Let’s go back to the basics: eating, drinking and the way your dog looks. The following are some general clues to watch for prior to a larger issue arising in your furry friend.
We usually know when our dog is feeling well when they chow down on their food. For some of us, it is not uncommon for our finicky dog to turn up a meal or two every so often. However, any more than that is something to take note of. If your dog snubs his or her food for two or more days then please have them examined. Also make sure to keep an eye on your pet’s weight in relation to their eating habits. For instance, notice if it looks like she’s gained weight, even though she is not getting any more to eat, or if she is losing weight but still has a great appetite. Even the smallest of weight changes, especially in smaller dogs, is a red flag for a veterinary consult.
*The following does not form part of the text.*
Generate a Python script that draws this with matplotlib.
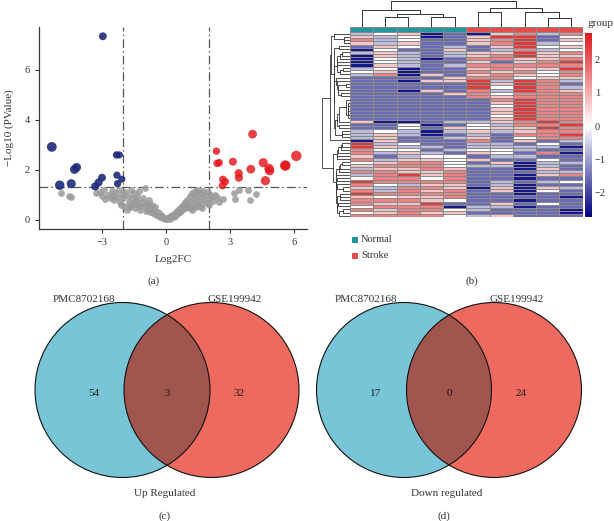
import numpy as np
import matplotlib
matplotlib.use('Agg')
import matplotlib.pyplot as plt
from matplotlib.colors import LinearSegmentedColormap, ListedColormap
from matplotlib.patches import Circle, Rectangle

plt.rcParams['font.family'] = ['Liberation Serif', 'DejaVu Serif']

W, H = 614, 521

# ---- (a) volcano data ----
down_fc = [-2.96, -5.35, -4.98, -4.44, -4.29, -4.19, -3.32, -3.16, -3.00,
           -2.32, -2.19, -2.30, -2.27, -2.07]
down_p = [7.33, 2.91, 1.38, 1.44, 2.01, 2.09, 1.33, 1.49, 1.68,
          2.59, 2.59, 1.78, 1.44, 1.62]
up_fc = [2.36, 2.39, 2.49, 2.66, 2.77, 2.64, 3.13, 3.40, 3.41, 4.05, 3.97,
         4.55, 4.82, 4.85, 4.65, 5.60, 5.57, 6.10]
up_p = [2.74, 2.25, 2.28, 1.61, 1.52, 1.36, 2.32, 1.86, 1.68, 3.42, 2.02,
        2.28, 2.05, 1.96, 1.56, 2.17, 2.16, 2.55]
ns_fc = [-4.90, -4.54, -4.46, -3.30, -3.10, -3.00, -2.90, -2.85, -2.70, -2.60,
         -2.55, -2.45, -2.40, -2.30, -2.20, -2.15, -2.05, -2.00, -1.95, -1.90,
         -1.85, -1.80, -1.75, -1.70, -1.65, -1.60, -1.55, -1.50, -1.45, -1.40,
         -1.35, -1.30, -1.25, -1.20, -1.15, -1.10, -1.05, -1.00, -0.95, -0.90,
         -0.85, -0.80, -0.75, -0.70, -0.65, -0.60, -0.55, -0.50, -0.45, -0.40,
         -0.35, -0.30, -0.25, -0.20, -0.15, -0.10, -0.05, 0.00, 0.05, 0.10,
         0.15, 0.20, 0.25, 0.30, 0.35, 0.40, 0.45, 0.50, 0.55, 0.60,
         0.65, 0.70, 0.75, 0.80, 0.85, 0.90, 0.95, 1.00, 1.05, 1.10,
         1.15, 1.20, 1.25, 1.30, 1.35, 1.40, 1.45, 1.50, 1.55, 1.60,
         1.65, 1.70, 1.75, 1.80, 1.85, 1.90, 1.95, 2.05, 2.10, 2.20,
         2.30, 2.40, 2.50, 2.66, 3.16, 3.24, 3.40, 3.83, 3.94, 4.22,
         -1.60, -1.20, -0.90, -0.60, -0.30, 0.30, 0.60, 0.90, 1.20, 1.50,
         -2.10, -1.75, -1.35, -0.80, 0.80, 1.10, 1.40, 1.70, 2.00, -2.50]
ns_p = [1.05, 0.94, 0.92, 1.08, 1.12, 0.95, 1.20, 0.82, 1.00, 0.88,
        1.15, 0.78, 1.05, 0.92, 1.20, 0.70, 1.00, 0.85, 0.55, 1.10,
        0.40, 0.95, 0.70, 0.50, 1.20, 0.85, 0.62, 1.05, 0.45, 0.78,
        0.95, 0.60, 1.15, 0.40, 0.72, 0.88, 0.55, 1.25, 0.35, 0.65,
        0.50, 0.80, 0.30, 0.45, 0.60, 0.25, 0.38, 0.50, 0.20, 0.30,
        0.15, 0.22, 0.10, 0.14, 0.06, 0.08, 0.03, 0.01, 0.02, 0.06,
        0.10, 0.04, 0.15, 0.20, 0.10, 0.28, 0.18, 0.35, 0.25, 0.42,
        0.30, 0.50, 0.38, 0.60, 0.45, 0.70, 0.52, 0.80, 0.62, 0.95,
        0.70, 1.05, 0.55, 0.85, 1.15, 0.65, 0.95, 1.20, 0.75, 1.05,
        0.60, 0.90, 1.15, 0.80, 1.00, 0.65, 1.10, 0.85, 1.00, 0.75,
        0.98, 0.90, 0.70, 0.81, 1.05, 0.81, 1.18, 1.18, 0.79, 1.02,
        0.65, 0.55, 0.42, 0.30, 0.12, 0.14, 0.32, 0.45, 0.40, 0.55,
        0.60, 0.50, 0.70, 0.62, 0.55, 0.48, 0.52, 0.45, 0.60, 0.95]
fc_cut = 2.0
p_cut = 1.3

# ---- (b) heatmap data (row-scaled expression, read by eye) ----
groups = ['Normal'] * 5 + ['Stroke'] * 5
group_colors = {'Normal': '#23979d', 'Stroke': '#e64c4a'}
levels = {'N': -2.5, 'b': -1.6, 'l': -0.7, 'w': 0.0, 'p': 0.7, 'r': 1.5, 'R': 2.4}
heat_rows = [
    'lwpNbNprlr', 'plwNbpRRbw', 'rlwbbprRbp', 'plpbbprRlw', 'bpwblbpRwp',
    'Nwbbpblrlw', 'lplblppRpr', 'NplblprRpp', 'NwlNbrrppr', 'NwlbbpbprR',
    'Nplblrrrrr', 'lwNbbprppR', 'wpNbbrprwr', 'lrNpbprpwr', 'bbbbprrwpp',
    'bbNppRlRrl', 'bbbbbRpRrb', 'bbbbbRwRrl', 'bbNpbrlRrp', 'bbbbprwrrr',
    'bbbbbrprrr', 'bbbbbbrRrr', 'bbbbbbpRrr', 'bbbbbbwRrr', 'bbbbbbpRrr',
    'bbbbbbpRrr', 'bbbbbbwRrr', 'bbbbbbpRrr', 'pNNbllprRr', 'bbwNbwlrrR',
    'bbwbpwppRr', 'lwlNlplprr', 'lplNblbrrR', 'lpbblpbwrr', 'Npbbbrbpbl',
    'Rlwbbllbwb', 'RpllbllllN', 'rwwblwwlbb', 'rlplbpwbrN', 'pblwwbllbb',
    'rlppwpbbwb', 'wprrwbpNll', 'prrrwllNlb', 'lpprpbbNpb', 'rrpprbbbll',
    'lrRprbbNpr', 'wrrwrbbNbb', 'RrrrrblblW'.replace('W', 'w'), 'rwlppblNbb',
    'plrrpNpNpl', 'rlrprbpNwb', 'RrrrrbbNbb', 'pwpprbbbbN', 'rrrpwbbNbb',
    'rppRbbpbwb', 'wrrrNllNbb', 'rprrwlbbbN', 'wprppbbbbN', 'rrrrwlpbbb',
]
# column dendrogram: (child a, child b, height), new ids start at 10
col_merges = [(1, 2, 0.39), (3, 4, 0.39), (10, 11, 0.49), (0, 12, 0.63),
              (5, 6, 0.57), (8, 9, 0.33), (7, 15, 0.57), (14, 16, 0.73),
              (13, 17, 0.98)]

# ---- (c)/(d) venn data ----
venn_names = ['PMC8702168', 'GSE199942']
up_counts = [54, 3, 32]
down_counts = [17, 0, 24]


def px_axes(fig, x0, y0, x1, y1):
    return fig.add_axes([x0 / W, 1 - y1 / H, (x1 - x0) / W, (y1 - y0) / H])


def ordered_linkage(mat):
    # average linkage, only neighbouring clusters merge (keeps the row order)
    n = len(mat)
    clusters = [[i] for i in range(n)]
    ids = list(range(n))
    hs = [0.0] * n
    merges = []
    new_id = n
    while len(clusters) > 1:
        best = None
        for i in range(len(clusters) - 1):
            a = mat[clusters[i]]
            b = mat[clusters[i + 1]]
            d = np.sqrt(((a[:, None, :] - b[None, :, :]) ** 2).sum(-1)).mean()
            if best is None or d < best[0]:
                best = (d, i)
        d, i = best
        h = max(d, hs[i], hs[i + 1])
        merges.append((ids[i], ids[i + 1], h))
        clusters[i] = clusters[i] + clusters[i + 1]
        del clusters[i + 1]
        ids[i] = new_id
        del ids[i + 1]
        hs[i] = h
        del hs[i + 1]
        new_id += 1
    return merges


def dendro_segments(merges, n):
    pos = {i: i + 0.5 for i in range(n)}
    hgt = {i: 0.0 for i in range(n)}
    segs = []
    for k, (a, b, h) in enumerate(merges):
        segs.append([(pos[a], hgt[a]), (pos[a], h), (pos[b], h), (pos[b], hgt[b])])
        pos[n + k] = (pos[a] + pos[b]) / 2
        hgt[n + k] = h
    return segs


fig = plt.figure(figsize=(W / 100, H / 100), dpi=100)

# ================= (a) volcano =================
ax = px_axes(fig, 39, 27, 307, 229)
ax.scatter(ns_fc, ns_p, s=24, color='#9a9a9a', alpha=0.85, lw=0, zorder=2)
ax.scatter(down_fc, down_p, s=[(0.72 * (5.5 + 0.8 * abs(v))) ** 2 for v in down_fc],
           color='#1f2a78', alpha=0.9, lw=0, zorder=3)
ax.scatter(up_fc, up_p, s=[(0.72 * (5.5 + 0.8 * abs(v))) ** 2 for v in up_fc],
           color='#e3161b', alpha=0.82, lw=0, zorder=3)
dash = (0, (7, 2.5, 1.2, 2.5))
for v in (-fc_cut, fc_cut):
    ax.axvline(v, color='#555555', lw=0.9, ls=dash, zorder=1)
ax.axhline(p_cut, color='#555555', lw=0.9, ls=dash, zorder=1)
ax.set_xlim(-5.95, 6.6)
ax.set_ylim(-0.37, 7.7)
ax.set_xticks([-3, 0, 3, 6])
ax.set_yticks([0, 2, 4, 6])
for side in ('top', 'right'):
    ax.spines[side].set_visible(False)
for side in ('left', 'bottom'):
    ax.spines[side].set_color('#3a3a3a')
    ax.spines[side].set_linewidth(0.9)
ax.tick_params(labelsize=7.5, colors='#333333', length=3, width=0.8)
ax.set_xlabel('Log2FC', fontsize=8, color='#333333', labelpad=6)
ax.set_ylabel('\u2212Log10 (PValue)', fontsize=8, color='#333333', labelpad=8)
ax.patch.set_alpha(0)

# ================= (b) heatmap =================
mat = np.array([[levels[c] for c in row] for row in heat_rows])
n_rows, n_cols = mat.shape
cmap = LinearSegmentedColormap.from_list('hm', ['#000080', '#ffffff', '#dc1a1c'])
grid = '#8a8a8a'

axh = px_axes(fig, 350, 32, 582.7, 217.3)
mesh = axh.pcolormesh(mat, cmap=cmap, vmin=-2.75, vmax=2.8,
                      edgecolors=grid, linewidth=0.45)
axh.set_xlim(0, n_cols)
axh.set_ylim(n_rows, 0)
axh.axis('off')

axg = px_axes(fig, 350, 27.3, 582.7, 32)
gcodes = np.array([[0 if g == 'Normal' else 1 for g in groups]])
axg.pcolormesh(gcodes, cmap=ListedColormap([group_colors['Normal'], group_colors['Stroke']]),
               vmin=0, vmax=1, edgecolors=grid, linewidth=0.45)
axg.set_xlim(0, n_cols)
axg.axis('off')

# column dendrogram
axc = px_axes(fig, 350, 0.5, 582.7, 27.3)
for seg in dendro_segments(col_merges, n_cols):
    xs, ys = zip(*seg)
    axc.plot(xs, ys, color='#333333', lw=0.7)
axc.set_xlim(0, n_cols)
axc.set_ylim(0, 1.0)
axc.axis('off')

# row dendrogram
row_merges = ordered_linkage(mat)
top_h = row_merges[-1][2]
axr = px_axes(fig, 322, 32, 350, 217.3)
for seg in dendro_segments(row_merges, n_rows):
    ps, hs_ = zip(*seg)
    axr.plot(hs_, ps, color='#333333', lw=0.6)
axr.set_xlim(top_h * 1.01, 0)
axr.set_ylim(n_rows, 0)
axr.axis('off')

# colour key
cax = px_axes(fig, 585.3, 33.3, 592, 217.3)
cb = fig.colorbar(mesh, cax=cax, ticks=[-2, -1, 0, 1, 2])
cb.outline.set_visible(False)
cax.tick_params(length=0, labelsize=7.5, colors='#333333', pad=2)
fig.text(587 / W, 1 - 24 / H, 'group', fontsize=8, color='#333333', va='center')

# ================= overlay: legend, venns, panel tags =================
ov = fig.add_axes([0, 0, 1, 1])
ov.set_xlim(0, W)
ov.set_ylim(H, 0)
ov.axis('off')
ov.patch.set_alpha(0)

for k, g in enumerate(['Normal', 'Stroke']):
    y = 240 + 16 * k
    ov.add_patch(Rectangle((352, y - 3), 6, 6, fc=group_colors[g], ec='none'))
    ov.text(361, y, g, fontsize=7.5, color='#333333', va='center')


def draw_venn(cx, cy, r, d, counts, title):
    c_left = Circle((cx - d / 2, cy), r, fc='#79c5d8', ec='none', zorder=1)
    c_right = Circle((cx + d / 2, cy), r, fc='#ef6a5e', ec='none', zorder=1)
    ov.add_patch(c_left)
    ov.add_patch(c_right)
    inter = Circle((cx + d / 2, cy), r, fc='#a0554f', ec='none', zorder=2)
    ov.add_patch(inter)
    inter.set_clip_path(c_left)
    for x in (cx - d / 2, cx + d / 2):
        ov.add_patch(Circle((x, cy), r, fill=False, ec='#111111', lw=0.8, zorder=3))
    for dx, val in zip((-73, 0, 72), counts):
        ov.text(cx + dx, cy + 3, str(val), fontsize=8, ha='center', va='center',
                color='#1a1a1a', zorder=4)
    ov.text(cx - 83, 299, venn_names[0], fontsize=8, ha='center', va='center', color='#333333')
    ov.text(cx + 68, 299, venn_names[1], fontsize=8, ha='center', va='center', color='#333333')
    ov.text(cx - 2, 494, title, fontsize=8, ha='center', va='center', color='#333333')


draw_venn(167, 390, 87.5, 89, up_counts, 'Up Regulated')
draw_venn(449, 390, 87.5, 90, down_counts, 'Down regulated')

for tag, x, y in (('(a)', 154, 281), ('(b)', 472, 281), ('(c)', 165, 516), ('(d)', 444, 516)):
    ov.text(x, y, tag, fontsize=8, ha='center', va='center', color='#333333')

fig.savefig('out.png', dpi=100)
The earliest signs of illness can be seen in thirst habits, especially in older dogs. If you notice that you are replenishing the water bowl more than usual please consider a consult with your veterinarian. In older dogs we may screen for metabolic diseases such as diabetes, hypothyroidism, and Cushing’s disease, possible tumors, kidney failure, infection or liver failure.
It is not uncommon for our dogs to shed, but excessive hair loss or bald spots in the coat are a sign that something may not be right. The problem can be as simple as a food allergy, flea allergy or even a seasonal allergy. However, it may also be a sign of a serious skin infection or metabolic disease.
This is a very common term that we use in veterinary medicine to indicate decreased activity level. This may be as simple as your dog not wanting to go for his daily walk or as extreme as a reluctance to rise or weakness in the back legs. Sometimes lethargy is gradual or sudden. In either case, if you notice this change in your dog it is worth while to have a doctor examine your pet, especially if you notice lethargy with any of the other warning signs listed.
Ok, this one is obvious, right? Yet I know many clients that will insist that their dog vomits quite often. How do we know what is normal or not normal for our dogs? Occasional vomiting isn’t anything to worry about. However, if your dog displays frequent episodes of vomiting (monthly or even weekly) or vomits several times in a row and appears depressed or in pain, or if you notice blood in the vomit, you should call your vet immediately.
Its poop patrol time! Your dog’s stool is a great indicator of his or her general health. Chronically soft stool or hard and dry stools may warrant more attention and be an indicator of a dietary or health problem. It is not uncommon for an occasional stool to be loose, but if the stool is consistently loose or liquid in consistency, has blood or mucous, or is associated with any of the other clinical signs mentioned above then please consider a doctor check!
Overall, you are the best indicator of what is normal for your pet. Trust your instinct. If you feel like something is not quite normal after a little observation then please have your pet examined.